**Objective**
Leave the pictures out and write out exactly the lines from the top of the entries through the line containing "Chart.register(...registerables);".

**Excerpted data**
..........

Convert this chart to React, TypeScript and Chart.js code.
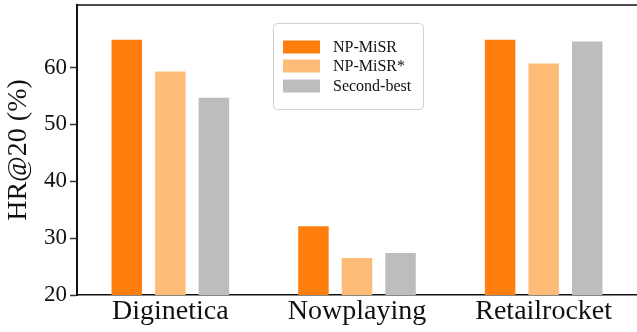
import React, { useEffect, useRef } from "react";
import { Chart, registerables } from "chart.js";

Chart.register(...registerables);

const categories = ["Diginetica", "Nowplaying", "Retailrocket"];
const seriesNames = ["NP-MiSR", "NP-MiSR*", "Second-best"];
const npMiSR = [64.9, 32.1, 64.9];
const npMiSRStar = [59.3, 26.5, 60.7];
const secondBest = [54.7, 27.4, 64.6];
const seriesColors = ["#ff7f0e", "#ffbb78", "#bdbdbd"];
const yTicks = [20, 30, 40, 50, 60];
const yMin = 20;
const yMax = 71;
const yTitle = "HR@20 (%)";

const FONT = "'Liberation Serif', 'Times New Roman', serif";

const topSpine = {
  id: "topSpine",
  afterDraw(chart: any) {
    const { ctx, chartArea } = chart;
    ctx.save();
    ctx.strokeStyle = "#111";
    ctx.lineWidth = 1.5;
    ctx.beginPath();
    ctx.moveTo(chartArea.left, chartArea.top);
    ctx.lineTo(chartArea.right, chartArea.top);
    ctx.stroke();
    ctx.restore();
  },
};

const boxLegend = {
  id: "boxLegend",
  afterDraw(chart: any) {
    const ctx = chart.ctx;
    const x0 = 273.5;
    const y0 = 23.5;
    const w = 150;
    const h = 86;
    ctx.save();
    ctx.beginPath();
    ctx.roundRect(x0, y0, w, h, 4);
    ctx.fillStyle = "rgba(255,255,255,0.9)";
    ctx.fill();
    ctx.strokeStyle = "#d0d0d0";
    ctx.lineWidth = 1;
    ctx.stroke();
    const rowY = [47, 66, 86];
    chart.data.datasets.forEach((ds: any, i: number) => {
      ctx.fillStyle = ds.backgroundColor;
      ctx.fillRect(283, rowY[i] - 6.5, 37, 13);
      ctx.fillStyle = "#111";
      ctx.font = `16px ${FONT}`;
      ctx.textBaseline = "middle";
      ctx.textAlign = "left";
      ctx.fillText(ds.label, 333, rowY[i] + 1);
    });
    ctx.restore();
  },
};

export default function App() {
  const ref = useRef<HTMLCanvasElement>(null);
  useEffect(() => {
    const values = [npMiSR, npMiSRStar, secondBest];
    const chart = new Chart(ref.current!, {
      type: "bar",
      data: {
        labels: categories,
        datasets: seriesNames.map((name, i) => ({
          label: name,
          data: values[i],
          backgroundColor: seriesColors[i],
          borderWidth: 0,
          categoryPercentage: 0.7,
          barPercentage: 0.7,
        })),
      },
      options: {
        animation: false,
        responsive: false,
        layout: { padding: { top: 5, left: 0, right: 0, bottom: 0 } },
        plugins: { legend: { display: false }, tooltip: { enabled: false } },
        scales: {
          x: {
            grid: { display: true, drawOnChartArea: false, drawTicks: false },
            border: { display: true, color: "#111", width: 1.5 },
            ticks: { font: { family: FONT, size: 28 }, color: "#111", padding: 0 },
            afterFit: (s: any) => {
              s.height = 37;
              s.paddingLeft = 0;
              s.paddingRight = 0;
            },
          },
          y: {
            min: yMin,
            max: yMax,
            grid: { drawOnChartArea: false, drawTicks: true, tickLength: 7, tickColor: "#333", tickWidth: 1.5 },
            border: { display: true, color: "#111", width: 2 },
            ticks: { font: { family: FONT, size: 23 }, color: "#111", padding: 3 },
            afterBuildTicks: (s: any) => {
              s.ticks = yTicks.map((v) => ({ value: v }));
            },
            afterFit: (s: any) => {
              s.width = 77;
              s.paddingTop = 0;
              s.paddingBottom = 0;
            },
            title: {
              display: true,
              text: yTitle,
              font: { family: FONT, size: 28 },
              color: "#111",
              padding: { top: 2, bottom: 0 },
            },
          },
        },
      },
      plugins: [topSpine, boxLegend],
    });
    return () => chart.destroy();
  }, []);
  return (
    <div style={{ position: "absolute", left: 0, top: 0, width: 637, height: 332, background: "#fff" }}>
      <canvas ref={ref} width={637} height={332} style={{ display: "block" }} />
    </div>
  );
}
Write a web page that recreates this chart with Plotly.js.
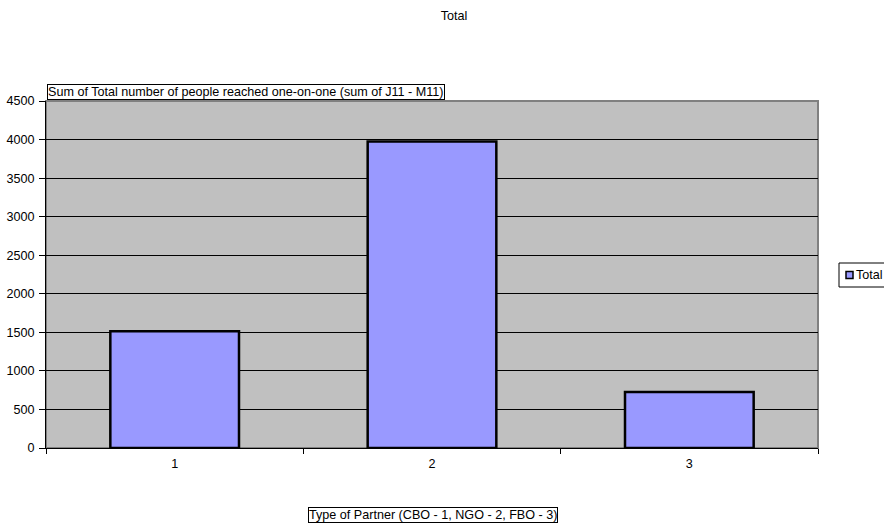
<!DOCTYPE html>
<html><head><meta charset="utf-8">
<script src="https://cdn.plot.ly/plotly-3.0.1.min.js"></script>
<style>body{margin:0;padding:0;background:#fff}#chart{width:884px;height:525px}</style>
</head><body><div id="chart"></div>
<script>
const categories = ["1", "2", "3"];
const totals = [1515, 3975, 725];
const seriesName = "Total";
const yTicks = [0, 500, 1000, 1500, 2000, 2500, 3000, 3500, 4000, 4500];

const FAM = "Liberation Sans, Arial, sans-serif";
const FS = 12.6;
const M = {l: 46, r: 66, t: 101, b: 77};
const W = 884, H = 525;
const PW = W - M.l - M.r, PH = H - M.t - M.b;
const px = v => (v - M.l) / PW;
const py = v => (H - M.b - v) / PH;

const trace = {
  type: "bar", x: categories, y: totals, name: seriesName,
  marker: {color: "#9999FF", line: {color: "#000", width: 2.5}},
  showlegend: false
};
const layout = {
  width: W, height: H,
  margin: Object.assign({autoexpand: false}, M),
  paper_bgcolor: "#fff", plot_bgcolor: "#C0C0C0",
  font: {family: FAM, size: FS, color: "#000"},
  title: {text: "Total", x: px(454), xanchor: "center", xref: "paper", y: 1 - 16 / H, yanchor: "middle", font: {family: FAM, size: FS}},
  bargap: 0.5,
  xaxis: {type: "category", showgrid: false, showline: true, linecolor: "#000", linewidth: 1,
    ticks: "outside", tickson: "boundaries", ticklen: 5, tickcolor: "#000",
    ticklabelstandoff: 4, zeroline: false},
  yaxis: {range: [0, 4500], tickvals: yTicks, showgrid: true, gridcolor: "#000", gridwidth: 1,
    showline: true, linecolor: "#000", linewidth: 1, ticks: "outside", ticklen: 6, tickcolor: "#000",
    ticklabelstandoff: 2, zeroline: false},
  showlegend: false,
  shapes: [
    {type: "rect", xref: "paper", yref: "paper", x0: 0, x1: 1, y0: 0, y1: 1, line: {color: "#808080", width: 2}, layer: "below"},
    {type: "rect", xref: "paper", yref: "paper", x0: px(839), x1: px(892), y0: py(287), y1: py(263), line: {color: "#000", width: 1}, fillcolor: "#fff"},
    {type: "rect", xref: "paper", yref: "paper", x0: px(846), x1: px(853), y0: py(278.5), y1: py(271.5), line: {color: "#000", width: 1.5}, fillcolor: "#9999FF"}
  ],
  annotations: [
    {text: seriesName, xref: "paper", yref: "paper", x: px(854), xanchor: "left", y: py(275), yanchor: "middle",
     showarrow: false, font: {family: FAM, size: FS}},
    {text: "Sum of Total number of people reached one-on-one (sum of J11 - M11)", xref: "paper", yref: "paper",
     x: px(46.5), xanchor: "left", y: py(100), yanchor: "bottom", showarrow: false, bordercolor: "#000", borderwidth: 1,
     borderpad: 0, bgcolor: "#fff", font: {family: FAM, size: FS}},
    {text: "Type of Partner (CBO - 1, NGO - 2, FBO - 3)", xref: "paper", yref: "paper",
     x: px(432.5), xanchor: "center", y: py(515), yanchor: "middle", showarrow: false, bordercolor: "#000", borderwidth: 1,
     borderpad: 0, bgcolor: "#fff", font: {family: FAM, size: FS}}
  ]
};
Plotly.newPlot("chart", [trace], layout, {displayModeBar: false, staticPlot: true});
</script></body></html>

..........

**Written solution**
Convert this chart to React, TypeScript and Chart.js code.
import React, { useEffect, useRef } from "react";
import { Chart, registerables } from "chart.js";

Chart.register(...registerables);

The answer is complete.